=== Available data ===
((
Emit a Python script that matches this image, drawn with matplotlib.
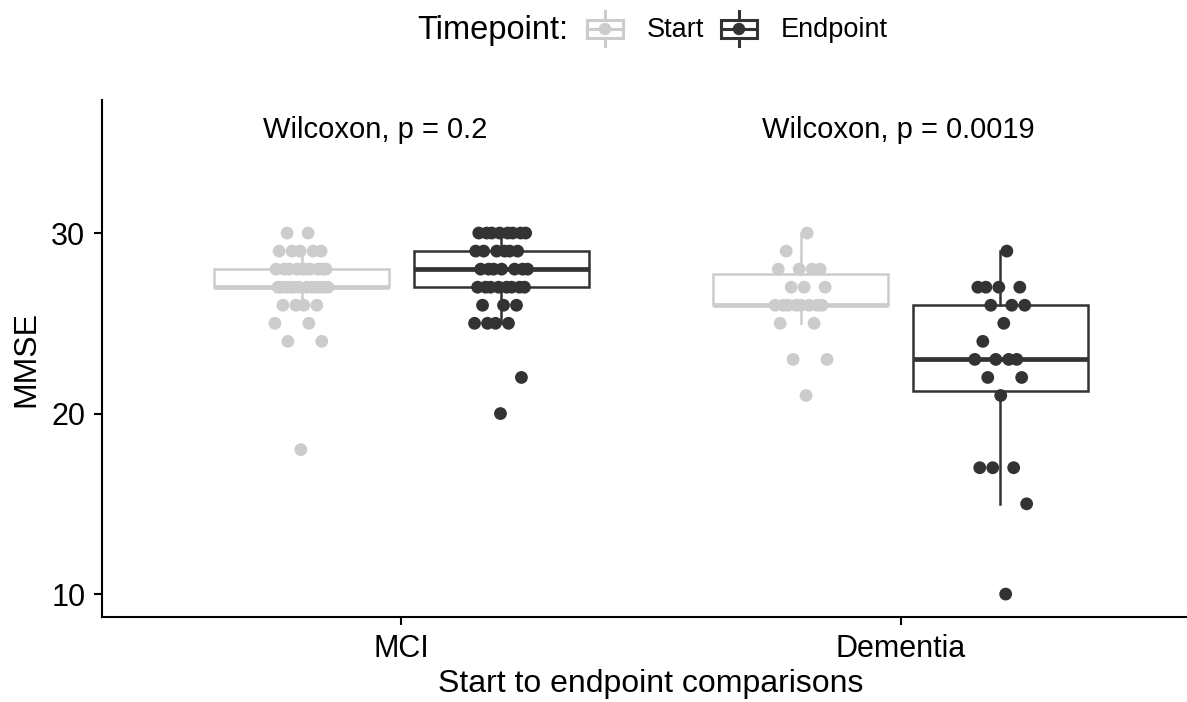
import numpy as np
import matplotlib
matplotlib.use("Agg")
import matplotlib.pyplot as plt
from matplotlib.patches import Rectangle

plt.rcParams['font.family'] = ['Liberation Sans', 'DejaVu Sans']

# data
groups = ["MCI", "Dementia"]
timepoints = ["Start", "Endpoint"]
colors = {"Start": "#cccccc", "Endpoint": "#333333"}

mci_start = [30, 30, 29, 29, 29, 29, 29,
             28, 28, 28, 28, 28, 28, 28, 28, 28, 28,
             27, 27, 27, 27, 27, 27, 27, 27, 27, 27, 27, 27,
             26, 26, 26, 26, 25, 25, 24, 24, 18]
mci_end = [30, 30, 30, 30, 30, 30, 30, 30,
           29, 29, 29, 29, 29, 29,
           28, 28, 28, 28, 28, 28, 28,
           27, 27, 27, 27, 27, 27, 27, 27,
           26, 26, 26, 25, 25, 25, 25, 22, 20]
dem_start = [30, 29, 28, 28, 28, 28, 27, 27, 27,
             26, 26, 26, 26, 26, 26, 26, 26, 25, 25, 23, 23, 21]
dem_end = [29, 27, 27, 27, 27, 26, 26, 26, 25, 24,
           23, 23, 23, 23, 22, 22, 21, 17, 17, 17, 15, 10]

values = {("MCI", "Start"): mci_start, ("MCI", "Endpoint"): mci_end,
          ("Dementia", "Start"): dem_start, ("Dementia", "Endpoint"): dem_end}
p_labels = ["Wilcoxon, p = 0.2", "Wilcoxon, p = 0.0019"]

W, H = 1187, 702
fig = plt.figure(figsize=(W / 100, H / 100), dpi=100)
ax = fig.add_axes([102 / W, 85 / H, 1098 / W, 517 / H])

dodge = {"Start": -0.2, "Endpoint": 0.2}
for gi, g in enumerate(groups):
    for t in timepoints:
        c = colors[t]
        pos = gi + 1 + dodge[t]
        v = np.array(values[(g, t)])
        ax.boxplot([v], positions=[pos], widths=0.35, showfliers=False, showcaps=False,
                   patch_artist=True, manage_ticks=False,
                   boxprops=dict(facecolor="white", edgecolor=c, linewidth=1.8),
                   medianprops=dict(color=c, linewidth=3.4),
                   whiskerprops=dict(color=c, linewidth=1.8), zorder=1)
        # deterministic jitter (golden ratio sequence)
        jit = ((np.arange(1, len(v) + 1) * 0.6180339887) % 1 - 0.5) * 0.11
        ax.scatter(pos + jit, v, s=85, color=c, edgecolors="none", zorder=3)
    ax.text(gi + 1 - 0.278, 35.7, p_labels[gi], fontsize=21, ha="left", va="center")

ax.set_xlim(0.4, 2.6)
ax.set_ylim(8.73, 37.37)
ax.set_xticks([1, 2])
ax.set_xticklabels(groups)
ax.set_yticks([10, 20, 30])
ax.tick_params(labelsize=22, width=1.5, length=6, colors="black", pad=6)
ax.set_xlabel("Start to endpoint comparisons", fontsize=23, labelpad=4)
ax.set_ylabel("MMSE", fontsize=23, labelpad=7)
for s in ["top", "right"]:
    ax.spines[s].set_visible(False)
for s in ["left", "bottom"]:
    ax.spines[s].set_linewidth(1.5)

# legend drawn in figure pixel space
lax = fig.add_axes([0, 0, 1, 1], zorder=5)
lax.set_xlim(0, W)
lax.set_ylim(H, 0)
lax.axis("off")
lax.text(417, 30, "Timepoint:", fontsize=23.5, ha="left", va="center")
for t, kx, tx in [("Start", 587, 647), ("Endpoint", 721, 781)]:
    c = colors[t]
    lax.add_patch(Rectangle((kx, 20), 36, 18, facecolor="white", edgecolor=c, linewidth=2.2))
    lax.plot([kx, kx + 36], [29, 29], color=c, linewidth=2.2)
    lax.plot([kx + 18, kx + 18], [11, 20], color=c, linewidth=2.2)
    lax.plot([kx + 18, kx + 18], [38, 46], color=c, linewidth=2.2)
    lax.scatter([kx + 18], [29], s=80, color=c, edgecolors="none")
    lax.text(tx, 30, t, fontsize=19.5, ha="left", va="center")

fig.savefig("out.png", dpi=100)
))
=== Work required ===
Leave the pictures out, and print every line of the listing exactly as written.

=== Answer to this problem ===
Emit a Python script that matches this image, drawn with matplotlib.
import numpy as np
import matplotlib
matplotlib.use("Agg")
import matplotlib.pyplot as plt
from matplotlib.patches import Rectangle

plt.rcParams['font.family'] = ['Liberation Sans', 'DejaVu Sans']

# data
groups = ["MCI", "Dementia"]
timepoints = ["Start", "Endpoint"]
colors = {"Start": "#cccccc", "Endpoint": "#333333"}

mci_start = [30, 30, 29, 29, 29, 29, 29,
             28, 28, 28, 28, 28, 28, 28, 28, 28, 28,
             27, 27, 27, 27, 27, 27, 27, 27, 27, 27, 27, 27,
             26, 26, 26, 26, 25, 25, 24, 24, 18]
mci_end = [30, 30, 30, 30, 30, 30, 30, 30,
           29, 29, 29, 29, 29, 29,
           28, 28, 28, 28, 28, 28, 28,
           27, 27, 27, 27, 27, 27, 27, 27,
           26, 26, 26, 25, 25, 25, 25, 22, 20]
dem_start = [30, 29, 28, 28, 28, 28, 27, 27, 27,
             26, 26, 26, 26, 26, 26, 26, 26, 25, 25, 23, 23, 21]
dem_end = [29, 27, 27, 27, 27, 26, 26, 26, 25, 24,
           23, 23, 23, 23, 22, 22, 21, 17, 17, 17, 15, 10]

values = {("MCI", "Start"): mci_start, ("MCI", "Endpoint"): mci_end,
          ("Dementia", "Start"): dem_start, ("Dementia", "Endpoint"): dem_end}
p_labels = ["Wilcoxon, p = 0.2", "Wilcoxon, p = 0.0019"]

W, H = 1187, 702
fig = plt.figure(figsize=(W / 100, H / 100), dpi=100)
ax = fig.add_axes([102 / W, 85 / H, 1098 / W, 517 / H])

dodge = {"Start": -0.2, "Endpoint": 0.2}
for gi, g in enumerate(groups):
    for t in timepoints:
        c = colors[t]
        pos = gi + 1 + dodge[t]
        v = np.array(values[(g, t)])
        ax.boxplot([v], positions=[pos], widths=0.35, showfliers=False, showcaps=False,
                   patch_artist=True, manage_ticks=False,
                   boxprops=dict(facecolor="white", edgecolor=c, linewidth=1.8),
                   medianprops=dict(color=c, linewidth=3.4),
                   whiskerprops=dict(color=c, linewidth=1.8), zorder=1)
        # deterministic jitter (golden ratio sequence)
        jit = ((np.arange(1, len(v) + 1) * 0.6180339887) % 1 - 0.5) * 0.11
        ax.scatter(pos + jit, v, s=85, color=c, edgecolors="none", zorder=3)
    ax.text(gi + 1 - 0.278, 35.7, p_labels[gi], fontsize=21, ha="left", va="center")

ax.set_xlim(0.4, 2.6)
ax.set_ylim(8.73, 37.37)
ax.set_xticks([1, 2])
ax.set_xticklabels(groups)
ax.set_yticks([10, 20, 30])
ax.tick_params(labelsize=22, width=1.5, length=6, colors="black", pad=6)
ax.set_xlabel("Start to endpoint comparisons", fontsize=23, labelpad=4)
ax.set_ylabel("MMSE", fontsize=23, labelpad=7)
for s in ["top", "right"]:
    ax.spines[s].set_visible(False)
for s in ["left", "bottom"]:
    ax.spines[s].set_linewidth(1.5)

# legend drawn in figure pixel space
lax = fig.add_axes([0, 0, 1, 1], zorder=5)
lax.set_xlim(0, W)
lax.set_ylim(H, 0)
lax.axis("off")
lax.text(417, 30, "Timepoint:", fontsize=23.5, ha="left", va="center")
for t, kx, tx in [("Start", 587, 647), ("Endpoint", 721, 781)]:
    c = colors[t]
    lax.add_patch(Rectangle((kx, 20), 36, 18, facecolor="white", edgecolor=c, linewidth=2.2))
    lax.plot([kx, kx + 36], [29, 29], color=c, linewidth=2.2)
    lax.plot([kx + 18, kx + 18], [11, 20], color=c, linewidth=2.2)
    lax.plot([kx + 18, kx + 18], [38, 46], color=c, linewidth=2.2)
    lax.scatter([kx + 18], [29], s=80, color=c, edgecolors="none")
    lax.text(tx, 30, t, fontsize=19.5, ha="left", va="center")

fig.savefig("out.png", dpi=100)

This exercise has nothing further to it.